Montevideo, Jul 30 (Prensa Latina) The mulatto verses of the great Cuban poet Nicolás Guillén and the playing of candombe were mixed in songs and drums and made the cold Montevideo night warm, in a cultural event that today is called Everything Mixed.

It was another moment of union between both peoples, pointed out Cuban ambassador in Uruguay, Zulan Popa, about the event sponsored by the embassy of the Caribbean nation together with local artists and from other latitudes.

The diplomat evoked José Martí, consul of Uruguay in New York, and the national poet of his homeland, Nicolás Guillén, who would celebrate his 121st birthday these days.

The Cuban writer Edel Morales defined Guillén’s “an artistic work of excellence”, accompanied by his social search and communist militancy, which he shared with other greats such as Pablo Picasso and Pablo Neruda.

Morales highlighted the imprint of the book Motivos del Son, which marks an aesthetic change in Cuban and continental poetics and places it at the forefront.

The Uruguayan group Afropoética remembered Guillén in his poems and by authors from here, such as poet Beatriz Santos, who this year was named an Illustrious Citizen by the Municipality of Montevideo.

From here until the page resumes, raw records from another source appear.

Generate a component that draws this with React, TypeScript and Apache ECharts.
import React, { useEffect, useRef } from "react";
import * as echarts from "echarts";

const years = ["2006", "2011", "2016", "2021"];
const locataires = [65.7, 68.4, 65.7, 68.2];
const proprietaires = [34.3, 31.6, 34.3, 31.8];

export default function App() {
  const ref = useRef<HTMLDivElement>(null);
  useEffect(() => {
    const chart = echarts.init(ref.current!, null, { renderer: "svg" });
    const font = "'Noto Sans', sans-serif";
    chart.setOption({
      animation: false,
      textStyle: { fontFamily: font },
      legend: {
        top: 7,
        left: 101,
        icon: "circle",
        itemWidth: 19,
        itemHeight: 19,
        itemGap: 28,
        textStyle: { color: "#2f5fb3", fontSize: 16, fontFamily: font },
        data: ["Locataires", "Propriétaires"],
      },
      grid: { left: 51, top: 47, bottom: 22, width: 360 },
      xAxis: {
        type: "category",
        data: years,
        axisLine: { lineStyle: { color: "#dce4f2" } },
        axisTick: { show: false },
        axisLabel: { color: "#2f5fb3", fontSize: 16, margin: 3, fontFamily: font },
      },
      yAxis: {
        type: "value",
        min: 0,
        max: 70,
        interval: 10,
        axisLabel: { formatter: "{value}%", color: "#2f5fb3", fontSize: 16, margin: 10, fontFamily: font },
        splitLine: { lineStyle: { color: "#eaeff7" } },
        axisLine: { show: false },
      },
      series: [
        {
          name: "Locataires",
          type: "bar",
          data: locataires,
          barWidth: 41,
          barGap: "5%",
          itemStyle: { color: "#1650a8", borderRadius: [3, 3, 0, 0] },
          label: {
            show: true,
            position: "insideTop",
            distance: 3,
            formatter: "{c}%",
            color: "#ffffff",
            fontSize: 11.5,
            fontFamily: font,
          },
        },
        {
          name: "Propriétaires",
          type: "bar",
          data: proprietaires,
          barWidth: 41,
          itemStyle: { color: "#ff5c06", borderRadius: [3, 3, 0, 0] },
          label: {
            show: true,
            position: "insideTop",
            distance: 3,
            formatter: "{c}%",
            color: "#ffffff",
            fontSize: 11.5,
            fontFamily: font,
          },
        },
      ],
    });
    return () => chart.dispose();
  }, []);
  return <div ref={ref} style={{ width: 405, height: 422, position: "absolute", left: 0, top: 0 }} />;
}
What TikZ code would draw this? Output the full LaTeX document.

Another Uruguayan, Horacio D’Angelo, read Mario Benedetti and his poem Habanera, full of mulatas and other Cuban evocations.

Several of the interpreters recalled Nicolás Guillén’s visit to Montevideo in 1947, where he was received by the writer, journalist and activist Virginia Brindis de Salas, the first black woman to be published in Uruguay.

Take off the blindfold, a shocking poem by Brindis de Sala, was sung by Patricia Robaina, who is investigating the work of her compatriot, now recognized after decades of oblivion.

Here the Cuban bard met the poet and essayist Roberto Ibáñez, who ultimately received the Casa de las Américas Award in 1962 with the work “Las Fronteras”, recalled his granddaughter in the Uruguayan’s writing dedicated to the Caribbean intellectual.

And at the end a drumbeat, candombe style, as Nicolás Guillén would have liked, the one from “La Muralla”, “In what a quiet way”, “I don’t know why you think” or “They kill me if I don’t work”, among others of his poems set to music throughout the world and reissued on a Saturday night in Montevideo.